Parliamo dell’antifascismo, dell’antirazzismo, dell’egualitarismo di un pensare e agire la politica che abbia come fine ultimo l’emancipazione dalle classi dominati, la liberazione dei nuovi schiavi, il riscatto degli oppressi. Quelli che una volta erano pensieri condivisi da gran parte dell’arco costituzionale sono ora ingombranti intralci da tacere, retaggio di un’epoca in cui il conflitto sociale era lo strumento di un lavoro politico e non un fantasma da rinchiudere con imbarazzo in un armadio.
Lo stesso ceto politico che si inchina ai poteri forti, della quale esso stesso è parte, alle gerarchie ecclesiastiche, ai poteri economici, che si vergogna della Resistenza, a lungo confinata in una irreale dimensione di lotta del Bene contro il Male.
In questi tempi difficili persino questa interpretazione è troppo progressista, dal momento che intralcia almeno formalmente l’attenta opera di riciclo dei post-fascisti mai pentiti e, soprattutto, si contrappone a una operazione di capillare diffusione di messaggi xenofobi, razzisti, discriminatori, omofobi.
Tale operazione non passa attraverso analisi e dibattiti, ma si accontenta di riletture mediatiche della storia di ieri e di oggi: semplificazioni a uso dei mass media, costruite a colpi di fiction, di film di serie B, di salotti televisivi, di attori dal volto accattivante, di registi prezzolati, di dirigenti compiacenti della TV pubblica e privata.
Questa produzione mediatica è anche una produzione culturale e risponde a precise esigenze politiche: dire che i fascisti non erano poi così cattivi, che spesso non erano d’accordo con i nazisti, che anzi lottavano strenuamente per difendere la popolazione italiana è la premessa logica per riproporre alcune teorie e alcune pratiche che avevano proliferato nel ventennio e che sono insite nel bagaglio culturale della classe dominante di questo Paese.
Contro queste teorie e queste pratiche hanno combattuto i partigiani della Resistenza e continuano a combattere ancora oggi per chi le sa vedere, portando ovunque una testimonianza che vuole essere anche un monito, non solo la narrazione di un pezzo di storia che è stata.
Contro queste teorie e queste pratiche continuano a combattere le compagne e i compagni dei collettivi studenteschi, delle università e delle strutture di base.
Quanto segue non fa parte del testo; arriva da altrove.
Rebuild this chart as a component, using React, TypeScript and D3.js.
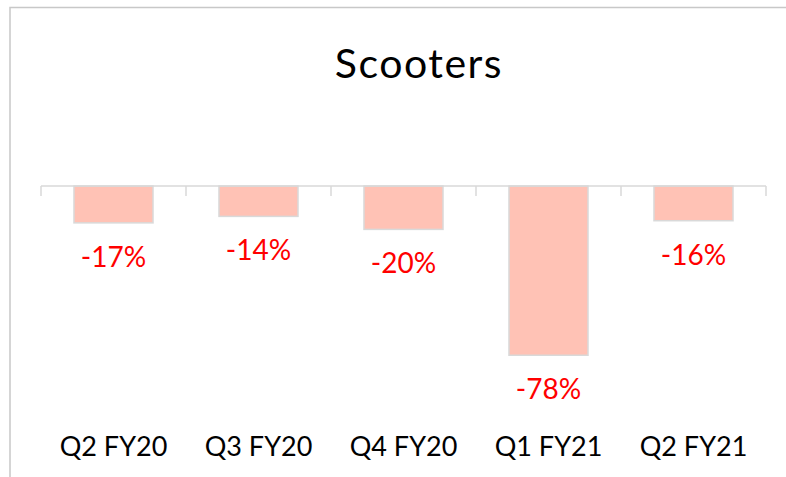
import React, { useRef, useEffect } from 'react';
import * as d3 from 'd3';

const categories = ['Q2 FY20', 'Q3 FY20', 'Q4 FY20', 'Q1 FY21', 'Q2 FY21'];
const values = [-0.17, -0.14, -0.2, -0.78, -0.16];
const title = 'Scooters';

const width = 786;
const height = 477;

const App = () => {
  const ref = useRef<SVGSVGElement>(null);

  useEffect(() => {
    const svg = d3.select(ref.current);
    svg.selectAll('*').remove();

    const font = 'Lato, "Open Sans", sans-serif';

    // chart frame (only top and left edges visible)
    svg.append('path')
      .attr('d', `M10,${height} L10,7.5 L${width},7.5`)
      .attr('fill', 'none')
      .attr('stroke', '#c8c8c8')
      .attr('stroke-width', 1.5);

    svg.append('text')
      .attr('x', 419)
      .attr('y', 78)
      .attr('text-anchor', 'middle')
      .attr('font-family', font)
      .attr('font-size', 41)
      .attr('letter-spacing', 1.5)
      .attr('fill', '#000')
      .text(title);

    const x = d3.scaleBand()
      .domain(categories)
      .range([41, 766])
      .paddingInner(0.455)
      .paddingOuter(0.2275);

    const y = d3.scaleLinear()
      .domain([-1, 0])
      .range([186 + 217, 186]);

    const step = x.step();
    const x0 = 41;

    // bars
    svg.append('g')
      .selectAll('rect')
      .data(values)
      .join('rect')
      .attr('x', (d, i) => x(categories[i])!)
      .attr('y', y(0))
      .attr('width', x.bandwidth())
      .attr('height', (d) => y(d) - y(0))
      .attr('fill', '#ffc2b5')
      .attr('stroke', '#d9d9d9')
      .attr('stroke-width', 1.5);

    // axis line with category tick marks
    const axis = svg.append('g').attr('stroke', '#d9d9d9').attr('stroke-width', 1.5);
    axis.append('line')
      .attr('x1', x0).attr('x2', x0 + step * categories.length)
      .attr('y1', y(0)).attr('y2', y(0));
    axis.selectAll('line.tick')
      .data(d3.range(categories.length + 1))
      .join('line')
      .attr('class', 'tick')
      .attr('x1', (i) => x0 + i * step)
      .attr('x2', (i) => x0 + i * step)
      .attr('y1', y(0))
      .attr('y2', y(0) + 10);

    // data labels
    svg.append('g')
      .selectAll('text')
      .data(values)
      .join('text')
      .attr('x', (d, i) => x(categories[i])! + x.bandwidth() / 2)
      .attr('y', (d) => y(d) + 44)
      .attr('text-anchor', 'middle')
      .attr('font-family', font)
      .attr('font-size', 28)
      .attr('fill', '#ff0000')
      .text((d) => `${Math.round(d * 100)}%`);

    // category labels
    svg.append('g')
      .selectAll('text')
      .data(categories)
      .join('text')
      .attr('x', (d) => x(d)! + x.bandwidth() / 2)
      .attr('y', 456)
      .attr('text-anchor', 'middle')
      .attr('font-family', font)
      .attr('font-size', 27)
      .attr('fill', '#000')
      .text((d) => d);
  }, []);

  return (
    <svg
      ref={ref}
      width={width}
      height={height}
      style={{ position: 'absolute', left: 0, top: 0, background: '#fff' }}
    />
  );
};

export default App;
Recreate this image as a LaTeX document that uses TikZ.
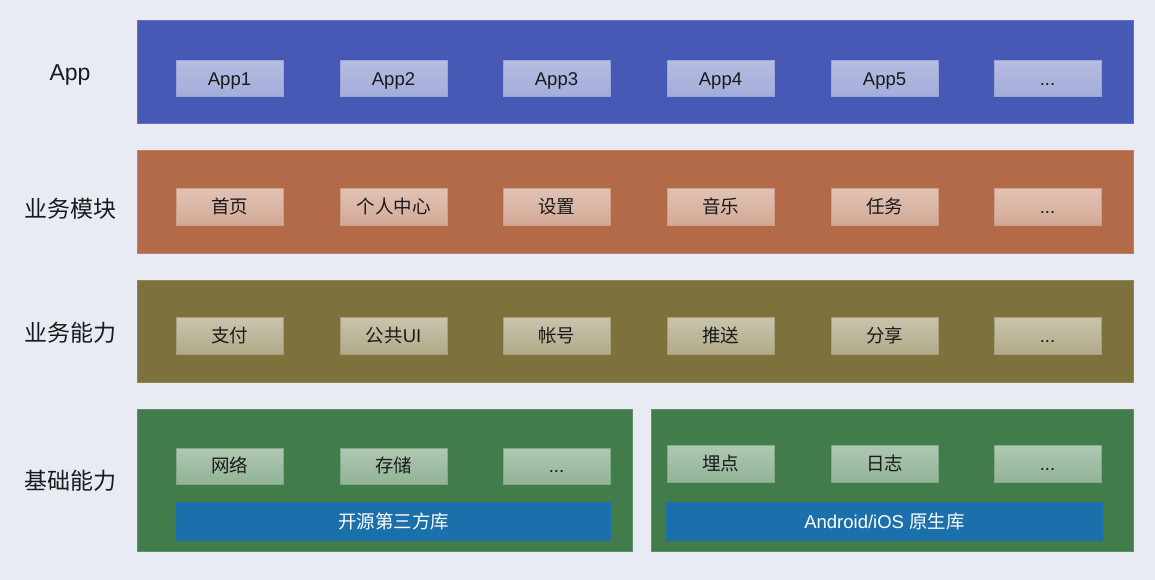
\documentclass[tikz,border=0pt]{standalone}
\usepackage{fontspec}
\setmainfont{Liberation Sans}
\newfontfamily\cjkfont{Noto Sans CJK SC}
\usepackage{tikz}
\usetikzlibrary{positioning}

\definecolor{bgcol}{HTML}{E8EBF4}
\definecolor{appcol}{HTML}{4759B5}
\definecolor{modcol}{HTML}{B36A48}
\definecolor{abilcol}{HTML}{7D723B}
\definecolor{basecol}{HTML}{427C4A}
\definecolor{barcol}{HTML}{1B6FAA}
\definecolor{txtcol}{HTML}{1A1A1A}

\tikzset{
    layer/.style={line width=1pt},
    rowlabel/.style={text=txtcol, font=\fontsize{23}{27}\selectfont},
    boxtext/.style={text=txtcol, font=\fontsize{18.5}{22}\selectfont, text height=17pt, text depth=4pt},
    bartext/.style={text=white, font=\fontsize{18.5}{22}\selectfont, text height=17pt, text depth=4pt},
    appbox/.style={top color=appcol!40!white, bottom color=appcol!50!white, draw=appcol!55!white, line width=1pt},
    modbox/.style={top color=modcol!40!white, bottom color=modcol!58!white, draw=modcol!65!white, line width=1pt},
    abilbox/.style={top color=abilcol!42!white, bottom color=abilcol!60!white, draw=abilcol!68!white, line width=1pt},
    basebox/.style={top color=basecol!42!white, bottom color=basecol!58!white, draw=basecol!66!white, line width=1pt},
}

\begin{document}
\begin{tikzpicture}[x=1pt, y=-1pt]
    % Background
    \fill[bgcol] (0,0) rectangle (1155,580);

    % Row labels
    \node[rowlabel] (lapp) at (70,75) {App};
    \node[rowlabel] (lmod) at (70,209) {\cjkfont 业务模块};
    \node[rowlabel] (labil) at (70,333) {\cjkfont 业务能力};
    \node[rowlabel] (lbase) at (70,481) {\cjkfont 基础能力};

    % Layers
    \draw[layer, fill=appcol, draw=appcol!85!white] (137,21) rectangle (1133,124) node[pos=.5] (applayer) {};
    \draw[layer, fill=modcol, draw=modcol!85!white] (137,151) rectangle (1133,253) node[pos=.5] (modlayer) {};
    \draw[layer, fill=abilcol, draw=abilcol!85!white] (137,280) rectangle (1133,382) node[pos=.5] (abillayer) {};
    \draw[layer, fill=basecol, draw=basecol!85!white] (137,409) rectangle (632,551) node[pos=.5] (baseleft) {};
    \draw[layer, fill=basecol, draw=basecol!85!white] (651,409) rectangle (1133,551) node[pos=.5] (baseright) {};

    % App
    \path[appbox] (176,61) rectangle (283,97) node[pos=.5, boxtext] (app1) {App1};
    \path[appbox] (340,61) rectangle (447,97) node[pos=.5, boxtext] (app2) {App2};
    \path[appbox] (503,61) rectangle (610,97) node[pos=.5, boxtext] (app3) {App3};
    \path[appbox] (667,61) rectangle (774,97) node[pos=.5, boxtext] (app4) {App4};
    \path[appbox] (831,61) rectangle (938,97) node[pos=.5, boxtext] (app5) {App5};
    \path[appbox] (994,61) rectangle (1101,97) node[pos=.5, boxtext] (appmore) {...};

    % Business modules
    \path[modbox] (176,188) rectangle (283,225) node[pos=.5, boxtext] (home) {\cjkfont 首页};
    \path[modbox] (340,188) rectangle (447,225) node[pos=.5, boxtext] (center) {\cjkfont 个人中心};
    \path[modbox] (503,188) rectangle (610,225) node[pos=.5, boxtext] (settings) {\cjkfont 设置};
    \path[modbox] (667,188) rectangle (774,225) node[pos=.5, boxtext] (music) {\cjkfont 音乐};
    \path[modbox] (831,188) rectangle (938,225) node[pos=.5, boxtext] (tasks) {\cjkfont 任务};
    \path[modbox] (994,188) rectangle (1101,225) node[pos=.5, boxtext] (modmore) {...};

    % Business abilities
    \path[abilbox] (176,317) rectangle (283,354) node[pos=.5, boxtext] (pay) {\cjkfont 支付};
    \path[abilbox] (340,317) rectangle (447,354) node[pos=.5, boxtext] (commonui) {{\cjkfont 公共}UI};
    \path[abilbox] (503,317) rectangle (610,354) node[pos=.5, boxtext] (account) {\cjkfont 帐号};
    \path[abilbox] (667,317) rectangle (774,354) node[pos=.5, boxtext] (push) {\cjkfont 推送};
    \path[abilbox] (831,317) rectangle (938,354) node[pos=.5, boxtext] (share) {\cjkfont 分享};
    \path[abilbox] (994,317) rectangle (1101,354) node[pos=.5, boxtext] (abilmore) {...};

    % Base abilities
    \path[basebox] (176,448) rectangle (283,484) node[pos=.5, boxtext] (network) {\cjkfont 网络};
    \path[basebox] (340,448) rectangle (447,484) node[pos=.5, boxtext] (storage) {\cjkfont 存储};
    \path[basebox] (503,448) rectangle (610,484) node[pos=.5, boxtext] (baselmore) {...};
    \path[basebox] (667,445) rectangle (774,482) node[pos=.5, boxtext] (tracking) {\cjkfont 埋点};
    \path[basebox] (831,445) rectangle (938,482) node[pos=.5, boxtext] (logging) {\cjkfont 日志};
    \path[basebox] (994,445) rectangle (1101,482) node[pos=.5, boxtext] (basermore) {...};

    % Libraries
    \fill[barcol] (176,502) rectangle (611,541) node[pos=.5, bartext] (opensrc) {\cjkfont 开源第三方库};
    \fill[barcol] (666,502) rectangle (1103,541) node[pos=.5, bartext] (native) {Android/iOS {\cjkfont 原生库}};
\end{tikzpicture}
\end{document}
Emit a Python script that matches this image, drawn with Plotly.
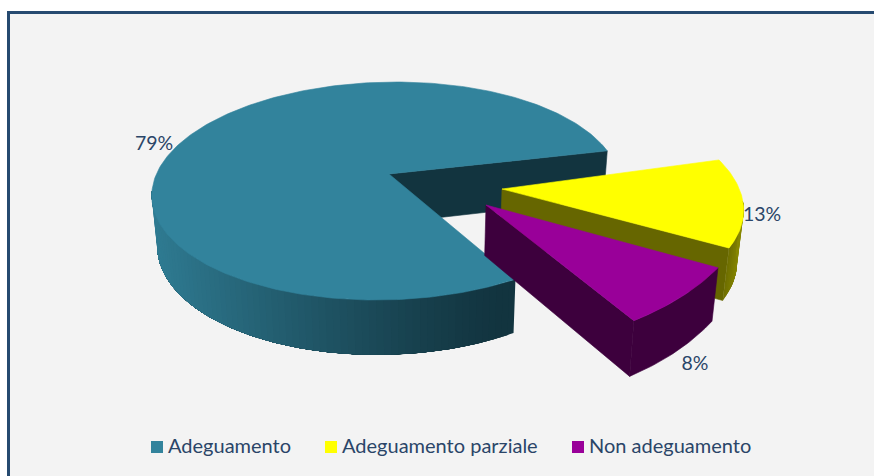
import math
import plotly.graph_objects as go

categories = ["Adeguamento", "Adeguamento parziale", "Non adeguamento"]
values = [79, 13, 8]
colors = ["#32839c", "#ffff00", "#990099"]
inner_colors = ["#12343f", "#666600", "#3d003d"]

W, H = 874, 476
START = 54.0
# per-slice projected ellipse: centre x, centre y, rx, ry, horizontal shear in px
ELLIPSES = [(386, 191, 234, 109, -10), (507.8, 200.8, 235, 111, 20), (516, 209, 235, 138, -25)]
APEXES = [(389, 174), (502, 189), (486, 205)]
VANISH_X, SHRINK = 420, 0.02
TEXT = "#2a4568"
FONT = "Lato"


def pt(e, deg):
    a = math.radians(deg)
    return (e[0] + e[2] * math.cos(a) + e[4] * math.sin(a), e[1] + e[3] * math.sin(a))


def low(p):
    return (p[0] + (VANISH_X - p[0]) * SHRINK, p[1] + 48 + (p[1] - 148) * 0.045)


def arc(e, a0, a1, step=1.0):
    n = max(2, int(abs(a1 - a0) / step) + 1)
    return [pt(e, a0 + (a1 - a0) * i / (n - 1)) for i in range(n)]


def mix(c0, c1, t):
    return "rgb(%d,%d,%d)" % tuple(round(c0[i] + (c1[i] - c0[i]) * t) for i in range(3))


fig = go.Figure()


def poly(points, color, name, lw=0.6):
    fig.add_trace(go.Scatter(
        x=[p[0] for p in points] + [points[0][0]],
        y=[p[1] for p in points] + [points[0][1]],
        mode="lines", fill="toself", fillcolor=color,
        line=dict(color=color, width=lw),
        hoverinfo="skip", showlegend=False, name=name))


def wall(e, a_from, a_to, color_fn, name, n):
    """Outer wall painted as overlapping bands, each one covering the seam of the last."""
    step = (a_to - a_from) / n
    for i in range(n):
        b0 = a_from + step * i
        b1 = a_to
        pts = arc(e, b0, b1, 1.0)
        poly(pts + [low(p) for p in reversed(pts)], color_fn(pt(e, b0 + step / 2)[0]), name, 0)


total = sum(values)
spans = []
s = START
for v in values:
    e = s + v / total * 360
    spans.append((s, e))
    s = e

# ---- big slice
a0, a1 = spans[0]
ell, ap = ELLIPSES[0], APEXES[0]
end_pt = pt(ell, a1)
poly([ap, end_pt, low(end_pt), low(ap)], inner_colors[0], categories[0] + " interno")
wall(ell, a0, 180,
     lambda x: mix((18, 52, 63), (47, 123, 146), max(0.0, min(1.0, (500 - x) / (500 - 152))) ** 1.2),
     categories[0] + " parete", 70)
poly([ap] + arc(ell, a0, a1), colors[0], categories[0])

# ---- yellow slice
a0, a1 = spans[1]
ell, ap = ELLIPSES[1], APEXES[1]
end_pt = pt(ell, a1)
poly([ap, end_pt, low(end_pt), low(ap)], inner_colors[1], categories[1] + " interno")
wall(ell, a1, 360,
     lambda x: mix((102, 102, 0), (135, 135, 0), max(0.0, min(1.0, (x - 725) / 18))),
     categories[1] + " parete", 14)
poly([ap] + arc(ell, a0, a1), colors[1], categories[1])

# ---- purple slice
a0, a1 = spans[2]
ell, ap = ELLIPSES[2], APEXES[2]
end_pt = pt(ell, a1)
poly([ap, end_pt, low(end_pt), low(ap)], inner_colors[2], categories[2] + " interno")
pts = arc(ell, a0, a1)
poly(pts + [low(p) for p in reversed(pts)], inner_colors[2], categories[2] + " parete")
poly([ap] + pts, colors[2], categories[2])

# ---- value labels
label_xy = [(154, 145), (762, 216), (695, 365)]
fig.add_trace(go.Scatter(
    x=[p[0] for p in label_xy], y=[p[1] for p in label_xy],
    text=[f"{v}%" for v in values], mode="text",
    textfont=dict(family=FONT, size=19.5, color=TEXT),
    hoverinfo="skip", showlegend=False))

# ---- legend row
leg_marker_x = [157, 331, 578]
leg_text_x = [168, 342, 589]
LEG_Y = 447
for name, col, mx, tx in zip(categories, colors, leg_marker_x, leg_text_x):
    fig.add_trace(go.Scatter(
        x=[mx], y=[LEG_Y], mode="markers",
        marker=dict(symbol="square", size=12, color=col, line=dict(width=0)),
        hoverinfo="skip", showlegend=False, name=name))
    fig.add_trace(go.Scatter(
        x=[tx], y=[LEG_Y + 1], mode="text", text=[name], textposition="middle right",
        textfont=dict(family=FONT, size=20, color=TEXT),
        hoverinfo="skip", showlegend=False, name=name))

fig.update_layout(
    width=W, height=H, margin=dict(l=0, r=0, t=0, b=0),
    paper_bgcolor="#ffffff", plot_bgcolor="#ffffff",
    xaxis=dict(range=[0, W], visible=False, fixedrange=True),
    yaxis=dict(range=[H, 0], visible=False, fixedrange=True),
    showlegend=False,
    shapes=[dict(type="rect", xref="x", yref="y", x0=8.5, y0=12.5, x1=W + 10, y1=H + 10,
                 fillcolor="#f3f3f3", line=dict(color="#264a70", width=3), layer="below")],
)
fig.write_html("out.html", config=dict(displayModeBar=False),
               post_script="document.body.style.margin='0';document.documentElement.style.overflow='hidden';")
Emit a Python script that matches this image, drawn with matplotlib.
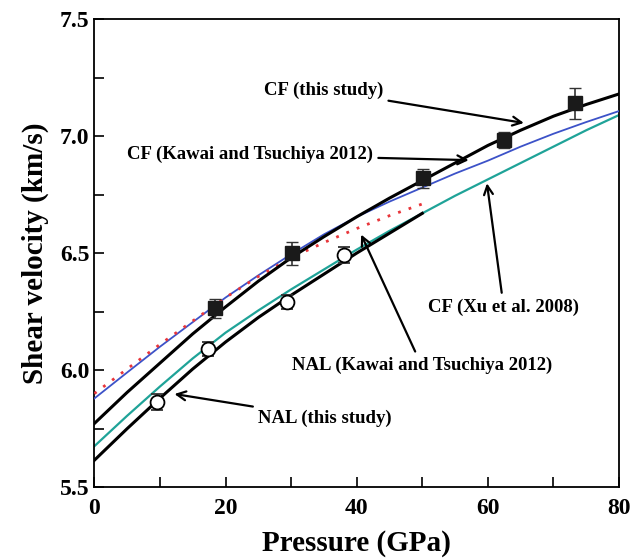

Tutti coloro che insistono nel ricordare come la Resistenza abbia significato guerra antifascista, conflitto sociale, lotta popolare e che ogni eccidio fascista, ogni omicidio delle squadracce, ogni offensiva dei camerati di ieri e di oggi è un’aggressione alle masse popolari, agli umili, agli oppressi, ai proletari, a quella che è la parte migliore della società.
I partigiani tra gli squatter.  La Resistenza e lo Spirito di Seattle. Fazzoletti rossi di cinquant’anni fa e i black block. Cortocircuito ideale, gioco di rimandi che starebbe bene in un libro, ma ancor più nelle piazze e forse ogni tanto ci sta.
Perché sono le condizioni che ci mettono insieme, creare le occasioni dunque è strategico.
I vecchi nemici dei nazifascisti e giovani avversari della globalizzazione sono, devono essere,  dalla stessa parte.